Weekly Workstream Sync (60-90 minutes)

  • All workstream leads
  • Status by workstream (green/yellow/red)
  • Cross-workstream dependencies and conflicts
  • Issue escalation and decision requests
  • Upcoming milestones and risks

Weekly Steering Committee (60 minutes)

  • Leadership decisions required
  • Escalated issues from workstream sync
  • Synergy tracking and financial update
  • Strategic risks and course corrections

Bi-Weekly Sponsor Update (30-45 minutes)

  • Executive sponsor (CEO/COO) one-on-one with Integration Lead
  • Strategic concerns and organizational dynamics
  • Upcoming decisions that need sponsor involvement
  • Resource or authority issues

Monthly Deep Dive

  • Detailed review of one workstream
  • Progress against plan, risks, resource needs
  • Course corrections if needed

Documentation That Doesn’t Suck

Every IMO generates documentation. Most of it is useless. Focus on what actually matters:

Decision Log

  • What was decided, when, by whom
  • Brief rationale
  • Searchable and centrally stored
  • This prevents relitigating the same issues

Issue Log

  • Open issues with owners and due dates
  • Escalation status
  • Resolution tracking
  • Weekly review to ensure nothing gets stuck

RAID Log (Risks, Assumptions, Issues, Dependencies)

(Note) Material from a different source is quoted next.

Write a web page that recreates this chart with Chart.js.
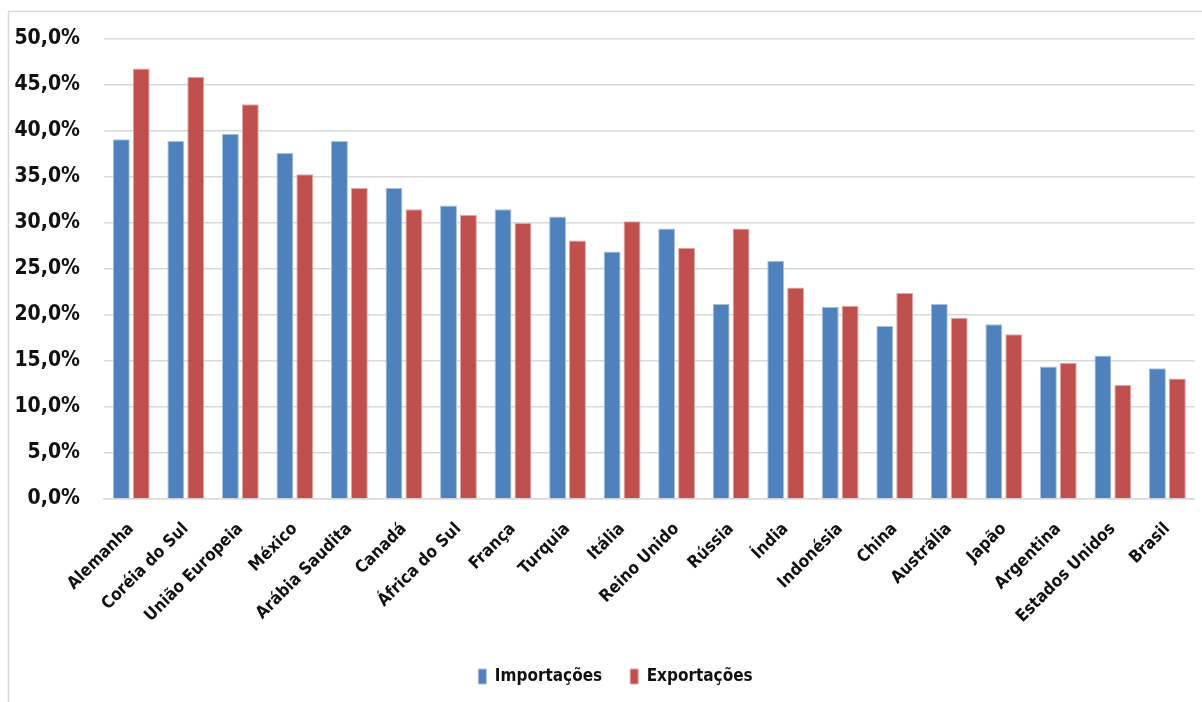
<!DOCTYPE html>
<html>
<head>
<meta charset="utf-8">
<script src="https://cdn.jsdelivr.net/npm/chart.js@4/dist/chart.umd.min.js"></script>
<style>
  html, body { margin: 0; padding: 0; background: #ffffff; }
  #wrap { width: 1202px; height: 702px; position: relative; }
</style>
</head>
<body>
<div id="wrap"><canvas id="chart"></canvas></div>
<script>
// Participação do comércio exterior (%), por país
const paises = ['Alemanha', 'Coréia do Sul', 'União Europeia', 'México', 'Arábia Saudita', 'Canadá',
  'África do Sul', 'França', 'Turquia', 'Itália', 'Reino Unido', 'Rússia', 'Índia', 'Indonésia',
  'China', 'Austrália', 'Japão', 'Argentina', 'Estados Unidos', 'Brasil'];
const importacoes = [39.1, 38.9, 39.7, 37.6, 38.9, 33.8, 31.9, 31.5, 30.7, 26.9, 29.4, 21.2, 25.9, 20.9,
  18.8, 21.2, 19.0, 14.4, 15.6, 14.2];
const exportacoes = [46.8, 45.9, 42.9, 35.3, 33.8, 31.5, 30.9, 30.0, 28.1, 30.2, 27.3, 29.4, 23.0, 21.0,
  22.4, 19.7, 17.9, 14.8, 12.4, 13.1];
const eixoY = { min: 0, max: 50, passo: 5 };

const fonte = "'DejaVu Sans Condensed', 'Open Sans', sans-serif";
const fmtPct = v => v.toFixed(1).replace('.', ',') + '%';

// moldura cinza clara em volta do gráfico
const moldura = {
  id: 'moldura',
  beforeDraw(chart) {
    const ctx = chart.ctx;
    ctx.save();
    ctx.fillStyle = '#ffffff';
    ctx.fillRect(0, 0, chart.width, chart.height);
    ctx.strokeStyle = '#d9d9d9';
    ctx.lineWidth = 1.5;
    ctx.beginPath();
    ctx.moveTo(8.5, chart.height);
    ctx.lineTo(8.5, 11.5);
    ctx.lineTo(chart.width, 11.5);
    ctx.stroke();
    ctx.restore();
  }
};

// legenda centrada um pouco à direita do centro da tela
const deslocaLegenda = {
  id: 'deslocaLegenda',
  afterUpdate(chart) {
    if (chart.legend) {
      chart.legend.left += 18;
      chart.legend.right += 18;
    }
  }
};

new Chart(document.getElementById('chart'), {
  type: 'bar',
  data: {
    labels: paises,
    datasets: [
      {
        label: 'Importações',
        data: importacoes,
        backgroundColor: '#4F81BD',
        borderColor: '#a9c1e0',
        borderWidth: 1,
        categoryPercentage: 0.73,
        barPercentage: 0.85
      },
      {
        label: 'Exportações',
        data: exportacoes,
        backgroundColor: '#C0504D',
        borderColor: '#e0a9a7',
        borderWidth: 1,
        categoryPercentage: 0.73,
        barPercentage: 0.85
      }
    ]
  },
  options: {
    responsive: true,
    maintainAspectRatio: false,
    animation: false,
    layout: { padding: { left: 0, right: 7, top: 39, bottom: 7 } },
    plugins: {
      tooltip: { enabled: false },
      legend: {
        position: 'bottom',
        labels: {
          boxWidth: 8,
          boxHeight: 15,
          padding: 28,
          color: '#111',
          font: { family: fonte, size: 17, weight: 'bold' }
        }
      }
    },
    scales: {
      x: {
        grid: { display: false, drawTicks: false },
        border: { color: '#d9d9d9', width: 1.5 },
        ticks: {
          minRotation: 45,
          maxRotation: 45,
          autoSkip: false,
          padding: 20,
          color: '#111',
          font: { family: fonte, size: 17, weight: 'bold' }
        },
        afterFit(s) { s.height = 141; }
      },
      y: {
        min: eixoY.min,
        max: eixoY.max,
        grid: { color: '#d9d9d9', lineWidth: 1.5, drawTicks: false },
        border: { display: false },
        ticks: {
          stepSize: eixoY.passo,
          padding: 24,
          color: '#111',
          font: { family: fonte, size: 21, weight: 'bold' },
          callback: v => fmtPct(v)
        },
        afterFit(s) { s.width = 104; }
      }
    }
  },
  plugins: [moldura, deslocaLegenda]
});
</script>
</body>
</html>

  • Living document updated weekly
  • Owned by Program Manager
  • Reviewed at workstream sync

Status Report (One Page)

  • Overall health (green/yellow/red)
  • Top 3-5 risks or issues
  • Key milestones hit/missed
  • Synergy tracking summary
  • What leadership needs to know

Skip the 40-page PowerPoint decks. Nobody reads them. One page forces clarity.

Common IMO Mistakes

Over-Staffing

More people doesn’t mean better integration. A bloated IMO creates overhead, slows decisions, and diffuses accountability. Start lean and add capacity if needed.

Under-Authorizing

The Integration Lead without authority is a program manager with a fancy title. Either give them real decision rights or don’t bother with the role.

Meeting Overload

Meetings should drive decisions, not fill calendars. If your integration calendar is 30+ hours per week of meetings, something is broken.

Ignoring Culture

The IMO can’t fix cultural integration through process. Cultural alignment happens (or doesn’t) based on leadership behavior and decisions. The IMO can surface cultural issues—it can’t solve them.

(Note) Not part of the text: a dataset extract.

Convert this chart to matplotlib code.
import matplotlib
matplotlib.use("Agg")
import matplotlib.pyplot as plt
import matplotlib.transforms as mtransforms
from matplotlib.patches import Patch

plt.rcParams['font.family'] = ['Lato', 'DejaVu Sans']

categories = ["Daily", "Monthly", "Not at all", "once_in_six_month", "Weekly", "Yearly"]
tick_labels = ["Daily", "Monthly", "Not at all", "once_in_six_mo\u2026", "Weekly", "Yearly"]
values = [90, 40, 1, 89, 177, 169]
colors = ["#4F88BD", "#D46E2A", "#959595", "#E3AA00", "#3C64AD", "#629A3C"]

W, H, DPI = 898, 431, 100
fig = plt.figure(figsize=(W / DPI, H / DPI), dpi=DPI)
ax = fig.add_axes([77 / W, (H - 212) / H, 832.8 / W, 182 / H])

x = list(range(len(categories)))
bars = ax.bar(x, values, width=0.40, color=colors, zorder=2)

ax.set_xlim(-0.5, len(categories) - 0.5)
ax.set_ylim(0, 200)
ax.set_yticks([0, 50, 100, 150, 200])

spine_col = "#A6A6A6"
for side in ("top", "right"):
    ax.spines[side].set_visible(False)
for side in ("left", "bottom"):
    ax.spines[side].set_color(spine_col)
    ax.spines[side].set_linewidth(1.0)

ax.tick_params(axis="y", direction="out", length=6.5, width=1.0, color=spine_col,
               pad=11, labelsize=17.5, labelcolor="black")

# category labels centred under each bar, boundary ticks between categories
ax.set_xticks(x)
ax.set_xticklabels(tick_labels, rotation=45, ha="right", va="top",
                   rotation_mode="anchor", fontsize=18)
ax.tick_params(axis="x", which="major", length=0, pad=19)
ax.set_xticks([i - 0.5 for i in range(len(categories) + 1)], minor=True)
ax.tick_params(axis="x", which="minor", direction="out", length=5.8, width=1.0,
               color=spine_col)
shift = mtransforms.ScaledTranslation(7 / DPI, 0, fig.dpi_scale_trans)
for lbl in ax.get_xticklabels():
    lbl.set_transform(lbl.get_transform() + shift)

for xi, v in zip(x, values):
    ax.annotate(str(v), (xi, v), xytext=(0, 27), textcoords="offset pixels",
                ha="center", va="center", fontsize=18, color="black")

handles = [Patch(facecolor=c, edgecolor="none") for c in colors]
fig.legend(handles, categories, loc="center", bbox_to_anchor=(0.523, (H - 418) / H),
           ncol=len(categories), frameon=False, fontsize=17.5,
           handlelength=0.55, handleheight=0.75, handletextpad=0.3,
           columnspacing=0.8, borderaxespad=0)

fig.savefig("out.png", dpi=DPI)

Treating Day 100 as the Finish Line

Integration isn’t done when the IMO disbands. Synergy capture takes 2-3 years. Cultural integration takes longer. The IMO should transition to business-as-usual ownership, not just stop.

How to Know If Your IMO Is Working

A functional IMO produces visible results:

  • Issues get resolved within days, not weeks
  • Decisions stick and don’t get relitigated
  • Leaders know what’s happening without asking
  • Dependencies are managed before they become blockers
  • Synergies get captured on the timeline promised

If you’re not seeing these outcomes, something is broken—usually authority, operating rhythm, or both.

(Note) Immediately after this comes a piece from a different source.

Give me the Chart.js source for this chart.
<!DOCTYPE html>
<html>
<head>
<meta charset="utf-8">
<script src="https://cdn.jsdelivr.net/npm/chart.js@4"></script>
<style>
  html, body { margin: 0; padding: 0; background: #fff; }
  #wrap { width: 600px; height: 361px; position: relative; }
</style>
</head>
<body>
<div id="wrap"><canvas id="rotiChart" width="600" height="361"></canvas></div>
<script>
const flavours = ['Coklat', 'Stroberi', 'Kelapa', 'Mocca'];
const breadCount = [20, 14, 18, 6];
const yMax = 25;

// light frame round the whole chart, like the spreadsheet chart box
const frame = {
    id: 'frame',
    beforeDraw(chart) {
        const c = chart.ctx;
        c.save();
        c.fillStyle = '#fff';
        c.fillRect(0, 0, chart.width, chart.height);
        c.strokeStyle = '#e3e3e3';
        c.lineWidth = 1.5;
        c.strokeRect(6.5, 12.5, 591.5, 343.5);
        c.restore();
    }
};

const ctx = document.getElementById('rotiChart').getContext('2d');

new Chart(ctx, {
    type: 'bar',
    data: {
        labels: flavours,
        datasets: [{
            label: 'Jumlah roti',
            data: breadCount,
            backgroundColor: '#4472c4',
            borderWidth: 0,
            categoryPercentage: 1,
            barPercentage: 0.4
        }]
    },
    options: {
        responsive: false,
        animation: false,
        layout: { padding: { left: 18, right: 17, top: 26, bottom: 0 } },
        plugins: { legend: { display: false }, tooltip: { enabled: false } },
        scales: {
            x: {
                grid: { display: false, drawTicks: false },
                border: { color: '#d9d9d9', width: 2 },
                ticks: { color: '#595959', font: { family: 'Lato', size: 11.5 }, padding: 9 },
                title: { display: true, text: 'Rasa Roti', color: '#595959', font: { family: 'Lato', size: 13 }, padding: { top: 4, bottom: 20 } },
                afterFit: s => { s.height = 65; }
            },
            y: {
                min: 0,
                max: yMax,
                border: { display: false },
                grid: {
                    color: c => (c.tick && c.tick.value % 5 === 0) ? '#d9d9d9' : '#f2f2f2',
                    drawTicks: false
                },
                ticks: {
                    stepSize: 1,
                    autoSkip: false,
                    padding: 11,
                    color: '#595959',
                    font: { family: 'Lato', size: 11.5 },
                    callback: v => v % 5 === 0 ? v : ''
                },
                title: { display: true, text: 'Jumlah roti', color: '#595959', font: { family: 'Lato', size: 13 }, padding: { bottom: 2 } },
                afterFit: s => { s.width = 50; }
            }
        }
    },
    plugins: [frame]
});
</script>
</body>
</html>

Scaling for Different Deal Sizes

Small Deals ($50M-$200M)

  • Integration Lead plus 1 Program Manager
  • Workstream leads are functional leaders with integration as 25-50% of role
  • Steering Committee is existing leadership team
  • Duration: 3-6 months of active integration

Mid-Size Deals ($200M-$1B)

  • Full-time Integration Lead plus 2-3 core team members
  • Dedicated workstream leads (50-80% time)
  • Formal Steering Committee with regular cadence
  • Duration: 6-12 months of active integration

Large/Complex Deals ($1B+)

  • Integration Lead plus 5-8 core team members
  • Full-time workstream leads with their own sub-teams
  • Executive Steering Committee plus Operating Committee
  • Potentially multiple IMOs for different business units
  • Duration: 12-24+ months

The structure should match the complexity. Don’t stand up a 20-person IMO for a $100M tuck-in.

Getting Started

If you’re setting up an IMO, start here:

  1. Get executive sponsorship locked in before anything else
  2. Appoint the Integration Lead with explicit authority
  3. Define the workstreams based on your specific deal
  4. Establish the operating rhythm and stick to it
  5. Create the decision log on Day 1—you’ll be glad you did

The IMO is not the goal. Capturing the value of the deal is the goal. The IMO is just the mechanism that makes it happen.